LAMP calling for submissions - deadline September 25

The Laboratory of Advanced Media Production (LAMP) is calling for cross-media projects from creative teams in the Australian media industry for its fifth live-in-lab in Freycinet, Tasmania, October 29 to November 3, 2006. LAMP gratefully acknowledge the support of major sponsor Screen Tasmania.

LAMP is an initiative of the Australian Film Television and Radio School (AFTRS), funded by the Australian Government. The LAMP live-in-lab is a practical, production and market-focused prototyping lab specifically tailored for content creators. Project teams spend the week developing concepts and production prototypes for delivery on multiple devices.

In the last 10 months LAMP has run four major live-in-labs developing over 30 projects and transforming 92 people in the process. These have been run with ABC TV, South Australian Film Corporation in SA and general ones in WA and Sydney. It has also run seminars around the country in digital business and distribution.

LAMP Director Gary Hayes said that LAMP was designed to transform the participants and their projects.

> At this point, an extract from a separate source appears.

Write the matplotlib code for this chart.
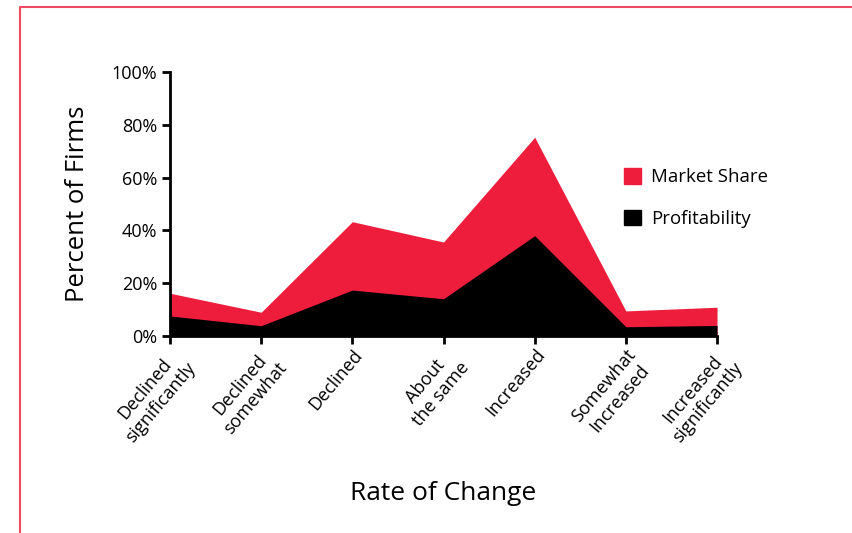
import matplotlib
matplotlib.use('Agg')
from matplotlib import pyplot as plt
from matplotlib.patches import Patch
from matplotlib.lines import Line2D
import numpy as np

categories = ['Declined\nsignificantly', 'Declined\nsomewhat', 'Declined',
              'About\nthe same', 'Increased', 'Somewhat\nIncreased',
              'Increased\nsignificantly']
market_share = [16.2, 9.0, 43.3, 35.6, 75.3, 9.5, 10.9]
profitability = [7.6, 3.9, 17.4, 14.1, 38.0, 3.5, 4.0]
y_ticks = [0, 20, 40, 60, 80, 100]

RED = '#ee1d3c'
plt.rcParams['font.family'] = ['Open Sans', 'DejaVu Sans']

fig = plt.figure(figsize=(8.53, 5.33), dpi=100)
ax = fig.add_axes([0.1993, 0.3696, 0.6413, 0.4953])

x = np.arange(len(categories))
ax.fill_between(x, 0, market_share, color=RED, linewidth=0)
ax.fill_between(x, 0, profitability, color='black', linewidth=0)

ax.set_xlim(0, len(categories) - 1)
ax.set_ylim(0, 100)
ax.set_yticks(y_ticks)
ax.set_yticklabels(['%d%%' % v for v in y_ticks], fontsize=13)
ax.set_xticks(x)
ax.set_xticklabels(categories, fontsize=13, rotation=50, ha='right',
                   va='top', rotation_mode='anchor', multialignment='center',
                   linespacing=1.15)

for side in ['top', 'right']:
    ax.spines[side].set_visible(False)
for side in ['left', 'bottom']:
    ax.spines[side].set_linewidth(2)
ax.tick_params(axis='both', length=6, width=2, direction='out')
ax.tick_params(axis='x', pad=1)
ax.tick_params(axis='y', pad=3)

ax.set_ylabel('Percent of Firms', fontsize=18.5)
ax.set_xlabel('Rate of Change', fontsize=19)
ax.yaxis.set_label_coords(-0.147, 0.5)
ax.xaxis.set_label_coords(0.5, -0.55)

handles = [Patch(color=RED, label='Market Share'),
           Patch(color='black', label='Profitability')]
fig.legend(handles=handles, loc='upper left', bbox_to_anchor=(0.712, 0.716),
           frameon=False, fontsize=13.4, handlelength=0.9, handleheight=0.9,
           handletextpad=0.55, labelspacing=1.25)

# red frame around the figure
fig.add_artist(Line2D([20 / 853, 20 / 853, 1.0], [0.0, 1 - 7 / 533, 1 - 7 / 533],
                      transform=fig.transFigure, color='#ee4a62', linewidth=1.5))

fig.savefig('out.png', dpi=100)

“LAMP uses a proven development model adapted to suit the Australian emerging media landscape, similar to immersive labs in the US and Europe,” he said.

"The week is focused on producing a pitchable prototype and as such it is exhausting but very exhilarating process. It creates a real future for your cross-media property by making you relevant to the new audiences.

“The labs have attracted high profile teams from News Interactive, Project Greenlight Australia, Firelight Productions, Double the Fist, ABC TV, SBS TV, Bush TV and Penny Chapman Pictures.”

LAMP requires teams to be comprised of:
1 - Creator - executive producer, producer, director, writer etc
2 - Designer - broadcast, brand, visual identity
3 - Other craft - editor, writer, talent, sound, DOP etc:

Participants will be led by Australian and international mentors with specialist skills in design, writing, business, user experience and the technical aspects of cross media. The Lab will conclude with teams pitching their projects and showcasing their prototypes to VIP’s from the Australian media industries.

Peter Giles, Head of Digital Media at AFTRS said producers need to make the shift and follow audiences to embrace new delivery platforms such as broadband internet, IPTV, games and mobile devices.

“It's about building new partnerships and thinking outside the square to tailor a message that works across multiple platforms,” he said.

“We've found that the intensive workshop model is extremely effective in developing high-level skills for career professionals working in a dynamic global media environment.”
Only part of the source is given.